━━ Collected material ━━

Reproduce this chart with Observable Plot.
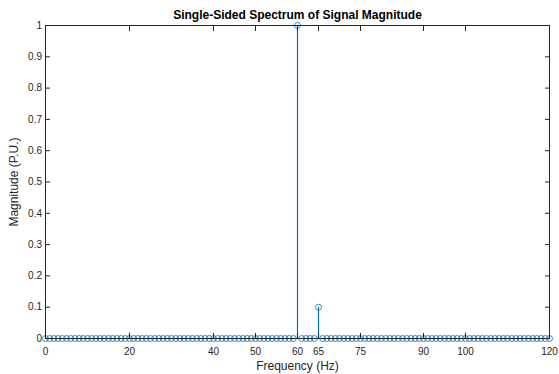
<!DOCTYPE html>
<html>
<head>
<meta charset="utf-8">
<script src="https://cdn.jsdelivr.net/npm/d3@7"></script>
<script src="https://cdn.jsdelivr.net/npm/@observablehq/plot@0.6"></script>
<style>
  html, body { margin: 0; padding: 0; background: #fff; }
</style>
</head>
<body>
<div id="chart"></div>
<script>
const titleText = "Single-Sided Spectrum of Signal Magnitude";
const xLabel = "Frequency (Hz)";
const yLabel = "Magnitude (P.U.)";

const frequency = [
  0, 1, 2, 3, 4, 5, 6, 7, 8, 9, 10, 11, 12, 13, 14, 15, 16, 17, 18, 19,
  20, 21, 22, 23, 24, 25, 26, 27, 28, 29, 30, 31, 32, 33, 34, 35, 36, 37, 38, 39,
  40, 41, 42, 43, 44, 45, 46, 47, 48, 49, 50, 51, 52, 53, 54, 55, 56, 57, 58, 59,
  60, 61, 62, 63, 64, 65, 66, 67, 68, 69, 70, 71, 72, 73, 74, 75, 76, 77, 78, 79,
  80, 81, 82, 83, 84, 85, 86, 87, 88, 89, 90, 91, 92, 93, 94, 95, 96, 97, 98, 99,
  100, 101, 102, 103, 104, 105, 106, 107, 108, 109, 110, 111, 112, 113, 114, 115, 116, 117, 118, 119,
  120
];
const magnitude = [
  0, 0, 0, 0, 0, 0, 0, 0, 0, 0, 0, 0, 0, 0, 0, 0, 0, 0, 0, 0,
  0, 0, 0, 0, 0, 0, 0, 0, 0, 0, 0, 0, 0, 0, 0, 0, 0, 0, 0, 0,
  0, 0, 0, 0, 0, 0, 0, 0, 0, 0, 0, 0, 0, 0, 0, 0, 0, 0, 0, 0,
  1, 0, 0, 0, 0, 0.1, 0, 0, 0, 0, 0, 0, 0, 0, 0, 0, 0, 0, 0, 0,
  0, 0, 0, 0, 0, 0, 0, 0, 0, 0, 0, 0, 0, 0, 0, 0, 0, 0, 0, 0,
  0, 0, 0, 0, 0, 0, 0, 0, 0, 0, 0, 0, 0, 0, 0, 0, 0, 0, 0, 0,
  0
];
const xTicks = [0, 20, 40, 50, 60, 65, 75, 90, 100, 120];
const yTicks = [0, 0.1, 0.2, 0.3, 0.4, 0.5, 0.6, 0.7, 0.8, 0.9, 1];

const data = frequency.map((f, i) => ({f, m: magnitude[i]}));

const stemColor = "#0072BD";
const axisColor = "#262626";

const chart = Plot.plot({
  width: 559,
  height: 374,
  marginLeft: 45,
  marginRight: 10,
  marginTop: 25,
  marginBottom: 36,
  x: {domain: [0, 120]},
  y: {domain: [0, 1]},
  style: {
    fontFamily: "'Liberation Sans', Arial, Helvetica, sans-serif",
    fontSize: "10px",
    color: axisColor,
    background: "#fff",
    overflow: "visible"
  },
  marks: [
    Plot.ruleX(data, {x: "f", y1: 0, y2: "m", stroke: stemColor, strokeWidth: 1.2}),
    Plot.dot(data, {x: "f", y: "m", r: 3, stroke: stemColor, strokeWidth: 0.8, fill: "none"}),
    Plot.frame({stroke: axisColor}),
    Plot.axisX(xTicks, {
      anchor: "bottom", tickSize: -5, tickPadding: 14,
      tickFormat: d => String(d),
      label: null
    }),
    Plot.axisX({
      anchor: "bottom", ticks: [], tickSize: 0,
      label: xLabel, labelAnchor: "center", labelOffset: 31, labelArrow: "none",
      fontSize: 12
    }),
    Plot.axisX(xTicks, {anchor: "top", tickSize: -5, tickFormat: () => null, label: null}),
    Plot.axisY(yTicks, {
      anchor: "left", tickSize: -5, tickPadding: 8.5,
      tickFormat: d => String(d),
      label: null
    }),
    Plot.axisY({
      anchor: "left", ticks: [], tickSize: 0,
      label: yLabel, labelAnchor: "center", labelOffset: 36, labelArrow: "none",
      fontSize: 12
    }),
    Plot.axisY(yTicks, {anchor: "right", tickSize: -5, tickFormat: () => null, label: null}),
    Plot.text([titleText], {
      frameAnchor: "top", dy: -10.5, lineAnchor: "middle",
      text: d => d, fontWeight: "bold", fontSize: 12, fill: "#000"
    })
  ]
});

document.getElementById("chart").appendChild(chart);
</script>
</body>
</html>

━━━

Task directions = Please write out all of the material above without changing a word, and omit any pictures.

Output for this task =
Reproduce this chart with Observable Plot.
<!DOCTYPE html>
<html>
<head>
<meta charset="utf-8">
<script src="https://cdn.jsdelivr.net/npm/d3@7"></script>
<script src="https://cdn.jsdelivr.net/npm/@observablehq/plot@0.6"></script>
<style>
  html, body { margin: 0; padding: 0; background: #fff; }
</style>
</head>
<body>
<div id="chart"></div>
<script>
const titleText = "Single-Sided Spectrum of Signal Magnitude";
const xLabel = "Frequency (Hz)";
const yLabel = "Magnitude (P.U.)";

const frequency = [
  0, 1, 2, 3, 4, 5, 6, 7, 8, 9, 10, 11, 12, 13, 14, 15, 16, 17, 18, 19,
  20, 21, 22, 23, 24, 25, 26, 27, 28, 29, 30, 31, 32, 33, 34, 35, 36, 37, 38, 39,
  40, 41, 42, 43, 44, 45, 46, 47, 48, 49, 50, 51, 52, 53, 54, 55, 56, 57, 58, 59,
  60, 61, 62, 63, 64, 65, 66, 67, 68, 69, 70, 71, 72, 73, 74, 75, 76, 77, 78, 79,
  80, 81, 82, 83, 84, 85, 86, 87, 88, 89, 90, 91, 92, 93, 94, 95, 96, 97, 98, 99,
  100, 101, 102, 103, 104, 105, 106, 107, 108, 109, 110, 111, 112, 113, 114, 115, 116, 117, 118, 119,
  120
];
const magnitude = [
  0, 0, 0, 0, 0, 0, 0, 0, 0, 0, 0, 0, 0, 0, 0, 0, 0, 0, 0, 0,
  0, 0, 0, 0, 0, 0, 0, 0, 0, 0, 0, 0, 0, 0, 0, 0, 0, 0, 0, 0,
  0, 0, 0, 0, 0, 0, 0, 0, 0, 0, 0, 0, 0, 0, 0, 0, 0, 0, 0, 0,
  1, 0, 0, 0, 0, 0.1, 0, 0, 0, 0, 0, 0, 0, 0, 0, 0, 0, 0, 0, 0,
  0, 0, 0, 0, 0, 0, 0, 0, 0, 0, 0, 0, 0, 0, 0, 0, 0, 0, 0, 0,
  0, 0, 0, 0, 0, 0, 0, 0, 0, 0, 0, 0, 0, 0, 0, 0, 0, 0, 0, 0,
  0
];
const xTicks = [0, 20, 40, 50, 60, 65, 75, 90, 100, 120];
const yTicks = [0, 0.1, 0.2, 0.3, 0.4, 0.5, 0.6, 0.7, 0.8, 0.9, 1];

const data = frequency.map((f, i) => ({f, m: magnitude[i]}));

const stemColor = "#0072BD";
const axisColor = "#262626";

const chart = Plot.plot({
  width: 559,
  height: 374,
  marginLeft: 45,
  marginRight: 10,
  marginTop: 25,
  marginBottom: 36,
  x: {domain: [0, 120]},
  y: {domain: [0, 1]},
  style: {
    fontFamily: "'Liberation Sans', Arial, Helvetica, sans-serif",
    fontSize: "10px",
    color: axisColor,
    background: "#fff",
    overflow: "visible"
  },
  marks: [
    Plot.ruleX(data, {x: "f", y1: 0, y2: "m", stroke: stemColor, strokeWidth: 1.2}),
    Plot.dot(data, {x: "f", y: "m", r: 3, stroke: stemColor, strokeWidth: 0.8, fill: "none"}),
    Plot.frame({stroke: axisColor}),
    Plot.axisX(xTicks, {
      anchor: "bottom", tickSize: -5, tickPadding: 14,
      tickFormat: d => String(d),
      label: null
    }),
    Plot.axisX({
      anchor: "bottom", ticks: [], tickSize: 0,
      label: xLabel, labelAnchor: "center", labelOffset: 31, labelArrow: "none",
      fontSize: 12
    }),
    Plot.axisX(xTicks, {anchor: "top", tickSize: -5, tickFormat: () => null, label: null}),
    Plot.axisY(yTicks, {
      anchor: "left", tickSize: -5, tickPadding: 8.5,
      tickFormat: d => String(d),
      label: null
    }),
    Plot.axisY({
      anchor: "left", ticks: [], tickSize: 0,
      label: yLabel, labelAnchor: "center", labelOffset: 36, labelArrow: "none",
      fontSize: 12
    }),
    Plot.axisY(yTicks, {anchor: "right", tickSize: -5, tickFormat: () => null, label: null}),
    Plot.text([titleText], {
      frameAnchor: "top", dy: -10.5, lineAnchor: "middle",
      text: d => d, fontWeight: "bold", fontSize: 12, fill: "#000"
    })
  ]
});

document.getElementById("chart").appendChild(chart);
</script>
</body>
</html>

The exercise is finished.